## EXERCISE
Return the material word for word. Do not include the pictures.

******************************

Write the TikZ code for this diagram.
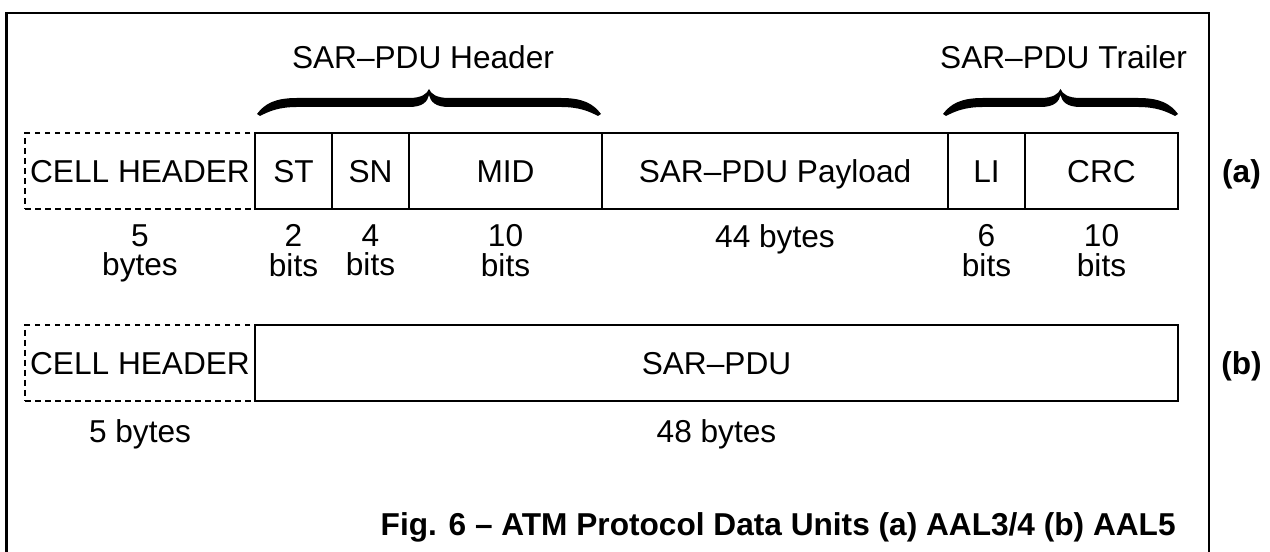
\documentclass[tikz,border=0pt]{standalone}
\usepackage{fontspec}
\setmainfont{Liberation Sans}
\usetikzlibrary{positioning}

\tikzset{
  field/.style={draw, line width=1pt, minimum height=1.52cm, inner sep=0pt,
    outer sep=0pt, font=\fontsize{18}{18}\selectfont, text height=13pt,
    text depth=0pt},
  cellhdr/.style={field, dash pattern=on 3.2pt off 2.5pt},
  sizelbl/.style={align=center, inner sep=0pt, font=\fontsize{18}{17}\selectfont},
  grouplbl/.style={inner sep=0pt, anchor=base, font=\fontsize{18}{18}\selectfont},
  rowlbl/.style={inner sep=0pt, font=\fontsize{18}{18}\selectfont\bfseries,
    text height=13pt, text depth=0pt},
  caption/.style={inner sep=0pt, font=\fontsize{18}{18}\selectfont\bfseries},
}

% filled curly brace: left x, right x, y of the tips
\newcommand{\pdubrace}[3]{%
  \pgfmathsetmacro{\bl}{#1}\pgfmathsetmacro{\br}{#2}%
  \pgfmathsetmacro{\bm}{(#1+#2)/2}%
  \fill (\bl,#3) .. controls (\bl+0.15,#3+0.2) and (\bl+0.35,#3+0.32) .. (\bl+0.8,#3+0.32)
    -- (\bm-0.4,#3+0.32) .. controls (\bm-0.15,#3+0.32) and (\bm-0.04,#3+0.4) .. (\bm,#3+0.5)
    .. controls (\bm+0.04,#3+0.4) and (\bm+0.15,#3+0.32) .. (\bm+0.4,#3+0.32)
    -- (\br-0.8,#3+0.32) .. controls (\br-0.35,#3+0.32) and (\br-0.15,#3+0.2) .. (\br,#3)
    -- (\br-0.06,#3-0.04) .. controls (\br-0.25,#3+0.06) and (\br-0.45,#3+0.14) .. (\br-0.8,#3+0.14)
    -- (\bm+0.4,#3+0.14) .. controls (\bm+0.12,#3+0.14) and (\bm+0.03,#3+0.25) .. (\bm,#3+0.38)
    .. controls (\bm-0.03,#3+0.25) and (\bm-0.12,#3+0.14) .. (\bm-0.4,#3+0.14)
    -- (\bl+0.8,#3+0.14) .. controls (\bl+0.45,#3+0.14) and (\bl+0.25,#3+0.06) .. (\bl+0.06,#3-0.04)
    -- cycle;}

\begin{document}
\begin{tikzpicture}
  \useasboundingbox (0,0) rectangle (25.4,-11.04);
  % frame, runs off the bottom
  \draw[line width=1.4pt] (0.13,-11.04) -- (0.13,-0.26) -- (24.18,-0.26) -- (24.18,-11.04);

  % (a) AAL3/4
  \node[cellhdr, minimum width=4.6cm] (chA) at (2.8,-3.42) {CELL HEADER};
  \node[field, minimum width=1.54cm, right=0pt of chA] (st) {ST};
  \node[field, minimum width=1.54cm, right=0pt of st] (sn) {SN};
  \node[field, minimum width=3.86cm, right=0pt of sn] (mid) {MID};
  \node[field, minimum width=6.92cm, right=0pt of mid] (payload) {SAR–PDU Payload};
  \node[field, minimum width=1.54cm, right=0pt of payload] (li) {LI};
  \node[field, minimum width=3.06cm, right=0pt of li] (crc) {CRC};
  \node[rowlbl] (rowA) at (24.83,-3.42) {(a)};

  \node[sizelbl, below=0.3cm of chA] (chAsz) {5\\bytes};
  \node[sizelbl, below=0.3cm of st] (stsz) {2\\bits};
  \node[sizelbl, below=0.3cm of sn] (snsz) {4\\bits};
  \node[sizelbl, below=0.3cm of mid] (midsz) {10\\bits};
  \node[sizelbl, below=0.3cm of payload] (payloadsz) {44 bytes};
  \node[sizelbl, below=0.3cm of li] (lisz) {6\\bits};
  \node[sizelbl, below=0.3cm of crc] (crcsz) {10\\bits};

  % header and trailer braces
  \pdubrace{5.14}{12.02}{-2.28}
  \pdubrace{18.86}{23.56}{-2.28}
  \node[grouplbl] (hdr) at (8.46,-1.38) {SAR–PDU Header};
  \node[grouplbl] (trl) at (21.27,-1.38) {SAR–PDU Trailer};

  % (b) AAL5
  \node[cellhdr, minimum width=4.6cm] (chB) at (2.8,-7.26) {CELL HEADER};
  \node[field, minimum width=18.46cm, right=0pt of chB] (sarpdu) {SAR–PDU};
  \node[rowlbl] (rowB) at (24.83,-7.26) {(b)};

  \node[sizelbl, below=0.36cm of chB] (chBsz) {5 bytes};
  \node[sizelbl, below=0.36cm of sarpdu] (sarpdusz) {48 bytes};

  \node[caption, anchor=base east] (cap) at (23.52,-10.72)
    {Fig. 6 – ATM Protocol Data Units (a) AAL3/4 (b) AAL5};
\end{tikzpicture}
\end{document}
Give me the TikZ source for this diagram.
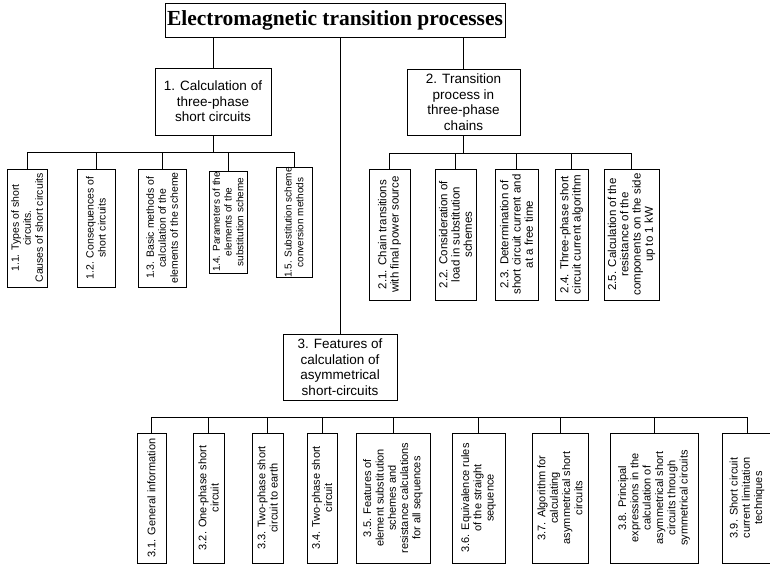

******************************

## OUTPUT
Write the TikZ code for this diagram.
\documentclass[tikz,border=0pt]{standalone}
\usepackage{fontspec}
\setmainfont{Liberation Sans}
\usetikzlibrary{positioning}

\tikzset{
  field/.style={draw, line width=1pt, minimum height=1.52cm, inner sep=0pt,
    outer sep=0pt, font=\fontsize{18}{18}\selectfont, text height=13pt,
    text depth=0pt},
  cellhdr/.style={field, dash pattern=on 3.2pt off 2.5pt},
  sizelbl/.style={align=center, inner sep=0pt, font=\fontsize{18}{17}\selectfont},
  grouplbl/.style={inner sep=0pt, anchor=base, font=\fontsize{18}{18}\selectfont},
  rowlbl/.style={inner sep=0pt, font=\fontsize{18}{18}\selectfont\bfseries,
    text height=13pt, text depth=0pt},
  caption/.style={inner sep=0pt, font=\fontsize{18}{18}\selectfont\bfseries},
}

% filled curly brace: left x, right x, y of the tips
\newcommand{\pdubrace}[3]{%
  \pgfmathsetmacro{\bl}{#1}\pgfmathsetmacro{\br}{#2}%
  \pgfmathsetmacro{\bm}{(#1+#2)/2}%
  \fill (\bl,#3) .. controls (\bl+0.15,#3+0.2) and (\bl+0.35,#3+0.32) .. (\bl+0.8,#3+0.32)
    -- (\bm-0.4,#3+0.32) .. controls (\bm-0.15,#3+0.32) and (\bm-0.04,#3+0.4) .. (\bm,#3+0.5)
    .. controls (\bm+0.04,#3+0.4) and (\bm+0.15,#3+0.32) .. (\bm+0.4,#3+0.32)
    -- (\br-0.8,#3+0.32) .. controls (\br-0.35,#3+0.32) and (\br-0.15,#3+0.2) .. (\br,#3)
    -- (\br-0.06,#3-0.04) .. controls (\br-0.25,#3+0.06) and (\br-0.45,#3+0.14) .. (\br-0.8,#3+0.14)
    -- (\bm+0.4,#3+0.14) .. controls (\bm+0.12,#3+0.14) and (\bm+0.03,#3+0.25) .. (\bm,#3+0.38)
    .. controls (\bm-0.03,#3+0.25) and (\bm-0.12,#3+0.14) .. (\bm-0.4,#3+0.14)
    -- (\bl+0.8,#3+0.14) .. controls (\bl+0.45,#3+0.14) and (\bl+0.25,#3+0.06) .. (\bl+0.06,#3-0.04)
    -- cycle;}

\begin{document}
\begin{tikzpicture}
  \useasboundingbox (0,0) rectangle (25.4,-11.04);
  % frame, runs off the bottom
  \draw[line width=1.4pt] (0.13,-11.04) -- (0.13,-0.26) -- (24.18,-0.26) -- (24.18,-11.04);

  % (a) AAL3/4
  \node[cellhdr, minimum width=4.6cm] (chA) at (2.8,-3.42) {CELL HEADER};
  \node[field, minimum width=1.54cm, right=0pt of chA] (st) {ST};
  \node[field, minimum width=1.54cm, right=0pt of st] (sn) {SN};
  \node[field, minimum width=3.86cm, right=0pt of sn] (mid) {MID};
  \node[field, minimum width=6.92cm, right=0pt of mid] (payload) {SAR–PDU Payload};
  \node[field, minimum width=1.54cm, right=0pt of payload] (li) {LI};
  \node[field, minimum width=3.06cm, right=0pt of li] (crc) {CRC};
  \node[rowlbl] (rowA) at (24.83,-3.42) {(a)};

  \node[sizelbl, below=0.3cm of chA] (chAsz) {5\\bytes};
  \node[sizelbl, below=0.3cm of st] (stsz) {2\\bits};
  \node[sizelbl, below=0.3cm of sn] (snsz) {4\\bits};
  \node[sizelbl, below=0.3cm of mid] (midsz) {10\\bits};
  \node[sizelbl, below=0.3cm of payload] (payloadsz) {44 bytes};
  \node[sizelbl, below=0.3cm of li] (lisz) {6\\bits};
  \node[sizelbl, below=0.3cm of crc] (crcsz) {10\\bits};

  % header and trailer braces
  \pdubrace{5.14}{12.02}{-2.28}
  \pdubrace{18.86}{23.56}{-2.28}
  \node[grouplbl] (hdr) at (8.46,-1.38) {SAR–PDU Header};
  \node[grouplbl] (trl) at (21.27,-1.38) {SAR–PDU Trailer};

  % (b) AAL5
  \node[cellhdr, minimum width=4.6cm] (chB) at (2.8,-7.26) {CELL HEADER};
  \node[field, minimum width=18.46cm, right=0pt of chB] (sarpdu) {SAR–PDU};
  \node[rowlbl] (rowB) at (24.83,-7.26) {(b)};

  \node[sizelbl, below=0.36cm of chB] (chBsz) {5 bytes};
  \node[sizelbl, below=0.36cm of sarpdu] (sarpdusz) {48 bytes};

  \node[caption, anchor=base east] (cap) at (23.52,-10.72)
    {Fig. 6 – ATM Protocol Data Units (a) AAL3/4 (b) AAL5};
\end{tikzpicture}
\end{document}
Give me the TikZ source for this diagram.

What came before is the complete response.